Saturday, February 25, 2012

Bird's Eye View

This morning over coffee I watched a couple of sparrows splashing around in the fountain. Each year many birds return to build nests in the creeping ivy that thickly covers the wall of our back patio in downtown San Diego. Mankind's fascination with birds is the stuff of legends and in Greek mythology the sparrow was attributed to the goddess Aphrodite.
Like my parents before me, I tell my son that the voices of birds are a sign that Spring is approaching and remind us of hope and renewal of life.

Im excited to be working with Environment for the Americas as this year's International Migratory Bird Day artist. My passion for birds goes way back to my childhood and as a young boy I remember listening to a nightingale who always helped me fall asleep. Because they are connected to the sky many cultures believe birds link heaven and earth. The song of the nightingale is considered a positive omen by poets, writers and artists around the world.

Birds appear often in many of the illustrations I create for children's books. This painting from My Name is Celia features a soaring red bird that evokes the spirit of Celia Cruz's incomparable music.

For Our California I hoped to capture the magic as swallow scouts, messengers of the air arrive at the old stone church. Even though this chapel is the most ornate of any of the missions it's humble destiny is linked by nature to housing the mud nests of birds
cherished by St. Francis.

A boy with blue-black hair scatters berries from his basket on the back of a bright bluebird in this scene from !Yum, Mmmm Que Rico!

The migration of birds is nothing short of magic. These navigators use the sun, the stars, the earth's magnetic field and visual landmarks to travel thousands of miles to the same spot each year. In this painting for the Delaware Book Festival a bird guides the reader true North.

I have used birds in my work to symbolize positive thinking, hope and inspiration.

In this mural the bird represents the energy and spirit of community.

Birds can express the hidden nature of spirituality and beauty.

I made this painting to celebrate the renaissance of visual and performing artists in Tijuana who overcome adversity with the power of their creativity.

An interior figure appears inside a bird for this Latino Film Festival poster to represent the freedom of a filmmaker's imagination.

The flight of a bird reminds us of the essence of freedom and liberation.

So here's a personal bird story. There was a wonderful, large tree in downtown San Diego and each Spring the voices of hundreds of birds could be heard hidden in it's thick foilage. When that magnificent tree was cut down to make way for a high-rise all the birds returning to that spot to nest were confused with no where to go. We then had the idea to build an urban bird park in the heart of the city and talked about this dream with some of our friends.
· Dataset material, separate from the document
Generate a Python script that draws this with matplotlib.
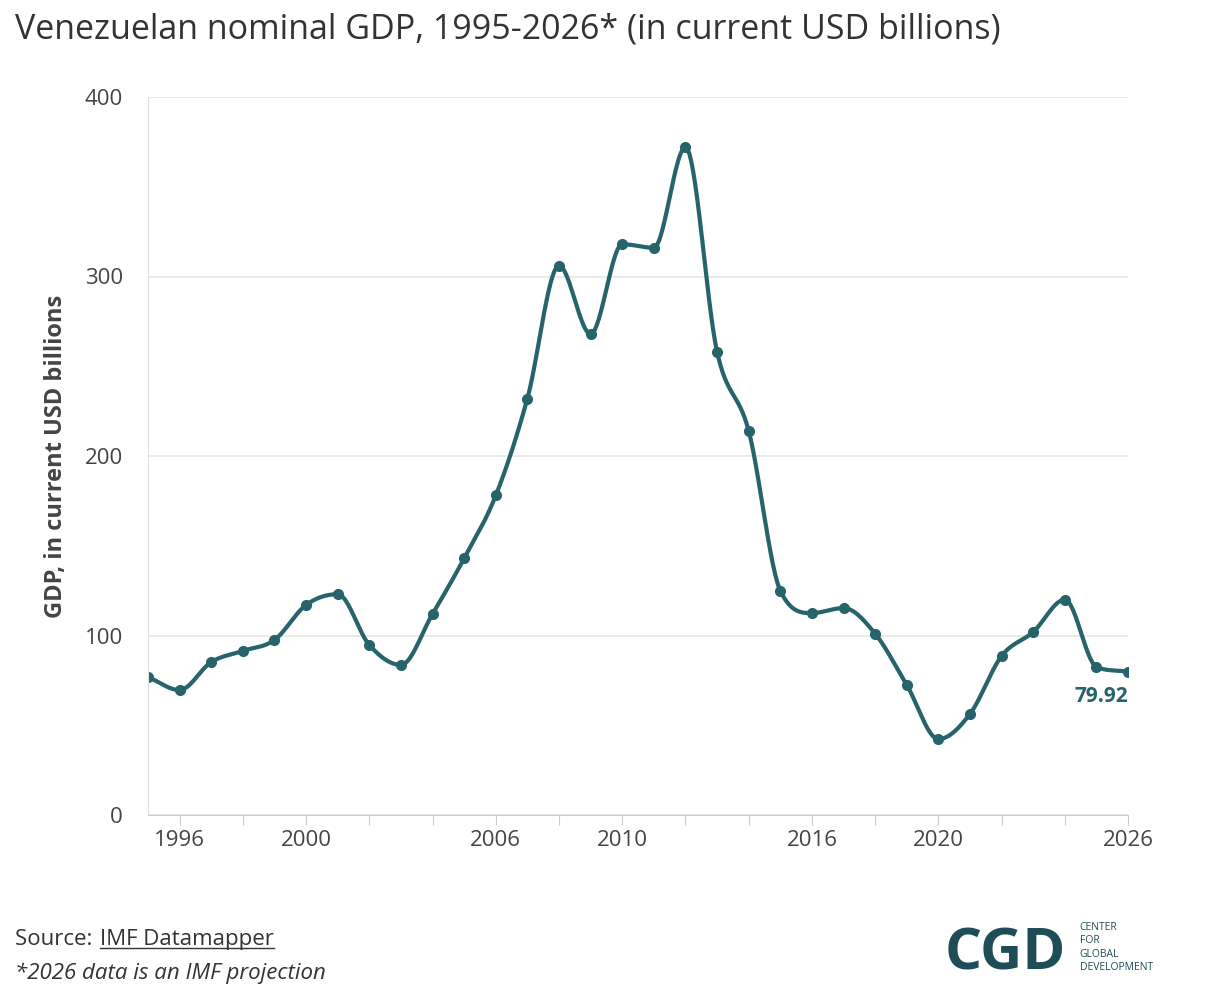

We connected to Jerry Selby who worked with Centre City Development Corporation and convinced him to secure a small plot of city land that was not being used to build the park. Our good friends Amy and MaeLin Levine with Joel Sotelo at Visual Asylum coined the name Tweet Street and designed the park with impressive environmental graphics to sell the city on the idea.

Working with the American Institute of Graphic Arts, San Diego chapter the call went out for artfully designed nesting boxes that really worked. In 2007, two strips of overgrown land near the Interstate-5 freeway perched high on Cortez Hill were transformed into an urban oasis of colorful birdhouses. Thanks to the vision of the creative community this once undesirable piece of earth is now a whimsical landing strip for birds.
There are also plenty of families with kids who stop by just to hear the birds sing.